The Château de Calmont d'Olt is a castle situated in France, in the Aveyron département in the commune of Espalion. Perched atop a basalt dyke at an altitude of 535 m, it overlooks from 100 m the town of Espalion and the valley of the Lot. It provides a panoramic view of the Aubrac highlands.
Flint fragments and a polished stone axe are evidence of occupation of the site for 5,000 years. The ministerium Calvomantese was first mentioned in 883, in documents from the Abbey at Conques. It has always had a military significance, commanding the road from Rodez to Aubrac and, more widely, the crossing of the River Lot on the Toulouse-Lyon route. The building of the castle was begun in the 11th century built and continued until the Hundred Years' War with the building of a second curtain with eight towers in 1400. Beyond this date, there was no further development. Abandoned by its owners in the 16th century, the castle fell to ruin. The castle, in its present state, is an important milestone in the history of castle building in medieval Rouergue. It bears witness to the architectural adaptations of castles to the technical progress of the Hundred Years' War.
For detailed chronology, see French Wikipedia.
Registered as a historic monument (monument historique) in 1992 by the French Ministry of Culture, in 1987 the castle was bought by Thierry Plume who gradually renovated it and had it classified in 1992. From this date, with the assistance of Bâtiments de France and the regional archaeological service and thanks to the help of volunteers working summers with the castle team, the site has little by little been reborn.
The castle is part of the Route des Seigneurs du Rouergue (Route of the Lords of Rouergue) which groups 23 castles. In 1997, it was awarded the Trophée du Tourisme culturel en Midi-Pyrénées (Trophy of cultural tourism in Midi-Pyrénées).

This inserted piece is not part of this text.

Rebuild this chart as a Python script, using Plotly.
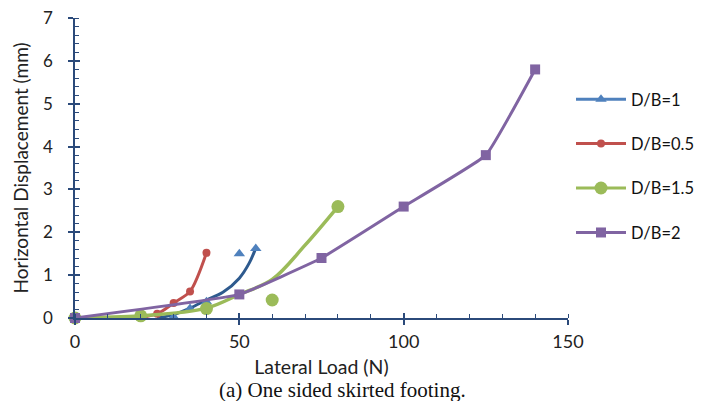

The site highlights the theme of siege warfare. Full-scale war machines have been reconstructed and visitors may assist in the launching of projectiles with:
siege tower from the 15th century with bombards
couillard from the 15th century
trébuchet from the 14th century
pierrière from Petrus de Eboli from the 12th century
pierrière from the siege of Toulouse from the 13th centuryVisitors are also invited to take part in other demonstrations including archery, fencing and making chain mail.